En effet, sur ce dernier point, le numéro 10 et les Spurs semblent sur la même longueur d'onde. DeRozan est un joueur de périmètre dont il fait de son tir à mi-distance, une arme létale. Ça tombe bien car San Antonio est la 3e équipe à avoir tenté le plus de tirs entre le cercle et la ligne à 3 points la saison dernière. Quant à DeRozan, il est le joueur ayant tenté le plus de jump-shots dans cette zone intermédiaire. Dans une ligue où des coachs tel que Mike d'Antoni fustigent ce tir à mi-distance, les Spurs vogueront à contre-courant. Qui se ressemble, s'assemble dit-on et le gourou Popovich devra trouver des solutions pour étirer le terrain afin de permettre à ses deux meilleurs joueurs, de pouvoir user comme ils l'entendent d'une de leur ressource favorite. La tâche sera ardue. Alors que les Spurs étaient la 26e équipe en terme de 3 points tentés l'an passé, ils viennent de perdre trois de leurs meilleurs contributeurs en la matière cet été avec Leonard, Green et la récente retraite d'El Manu. Qui plus est, en récupérant un joueur comme DeRozan, qui a certes progresser dans le secteur (30% depuis le parking cette année), les Spurs s'affaiblissent considérablement dans ce registre surexploité qu'est le tir à 3 points.

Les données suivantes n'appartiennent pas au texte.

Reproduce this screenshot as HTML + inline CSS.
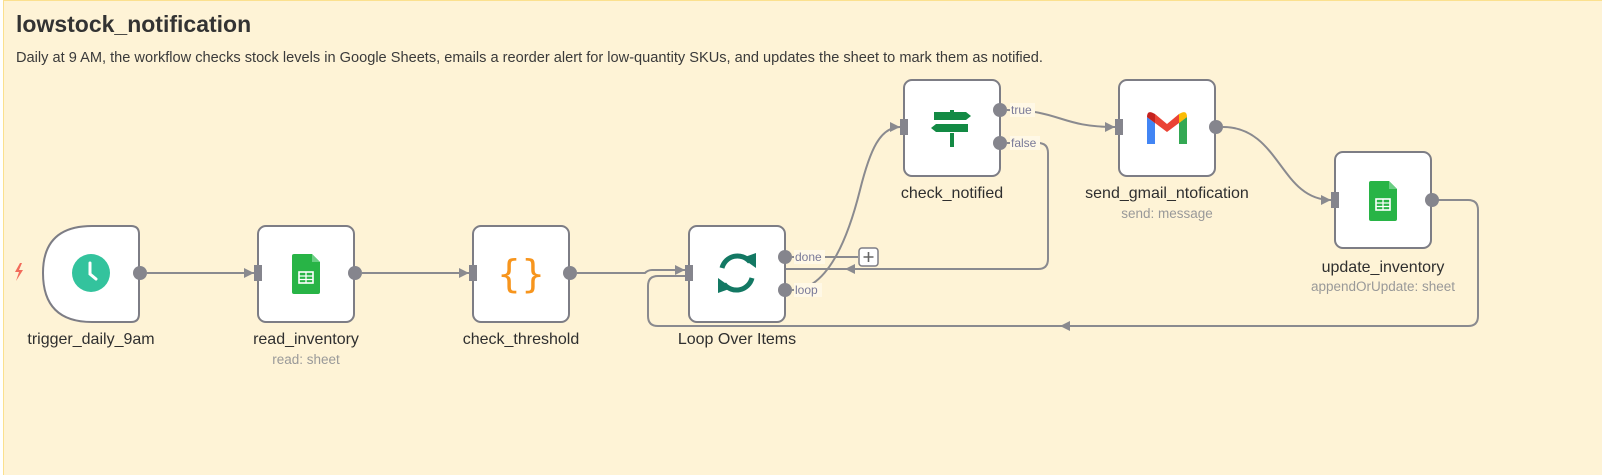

La perte de Kawhi Leonard (ainsi que celle sous-estimée de Danny Green) vient nous interroger sur le futur de la défense des Spurs. L'une des meilleures défenses du pays depuis le siècle dernier (2 ème l'an passé avec 104.8 points encaissés sur 100 possessions en moyenne) se voit orpheline du deux fois meilleur défenseur de l'année (en 2015 et 2016) et d'un garçon comme Danny Green, référencé en la matière. Connu davantage pour son bagage offensif que pour sa capacité à contenir son adversaire en 1 contre 1, DeMar DeRozan va devoir progresser dans ce domaine s'il ne souhaite pas recevoir de soufflante de la part de papy Gregg. Cependant, les Spurs ont du matos pour prétendre à rester haut placé dans leur propre moitié de terrain. Dejounte Murray et Lonnie Walker IV sont de beaux spécimens physiques. Les Davis Bertans ou Jakob Poetl, moins aidés par la nature, compensent par un sens du placement intelligent. Enfin, personne ne rechignera au travail défensif et l'ensemble des petits défauts de chacun s'en verra atténuer. On peut faire confiance au staff des Spurs pour orchestrer et accorder les violons de tout ce beau monde.
L'intégration d'une star chamboule indéniablement les plans d'une équipe. Surtout une dynastie comme les Spurs, qui a sû batir un empire à partir d'un trio pendant près de vingt ans. A n'en pas douter, la fusion de DeRozan avec sa nouvelle franchise sera l'une des attractions de ce début de saison.
- l'avenir des spurs
Ce trade afin de récupérer DeMar DeRozan marquait l'envie et l'espoir de rester compétitifs immédiatement et de ne pas tomber dans un processus de reconstruction long et pénible, bien que parfois nécessaire. San Antonio est un petit marché et ne peut se permettre de tomber dans l'oubli, surtout quand dans le même temps, les voisins de l'Etat deviennent de sérieux candidats au titre (coucou les Rockets et Carmelo Anthony) ou un phénomème de hype (coucou les Mavs et Luka Doncic).
Alors que l'on croyait que les Spurs s'embourbaient dans une histoire à la fin tragique, San Antonio s'est dépatouillé pour obtenir une contre-partie convenable en échange de son ex franchise-player. Bien qu'All-Star confirmé et un des touts meilleurs joueurs de la conférence Est, DeMar DeRozan reste enclavé avec cette étiquette d'homme de régulière, incapable d'élèver son niveau de performance, lorsque le besoin s'en fait ressentir au cours de la période annuelle des playoffs.
Si le plafond des Spurs semble clair, l'habileté de Gregg Popovich à se réinventer année après année peut permettre aux fans de la franchise de rêver toujours plus loin. Chaque année est censée être la "dernière" des Spurs. Mais ils subsistent toujours, prenant un malin plaisir à déjouer les pronostics de chacun.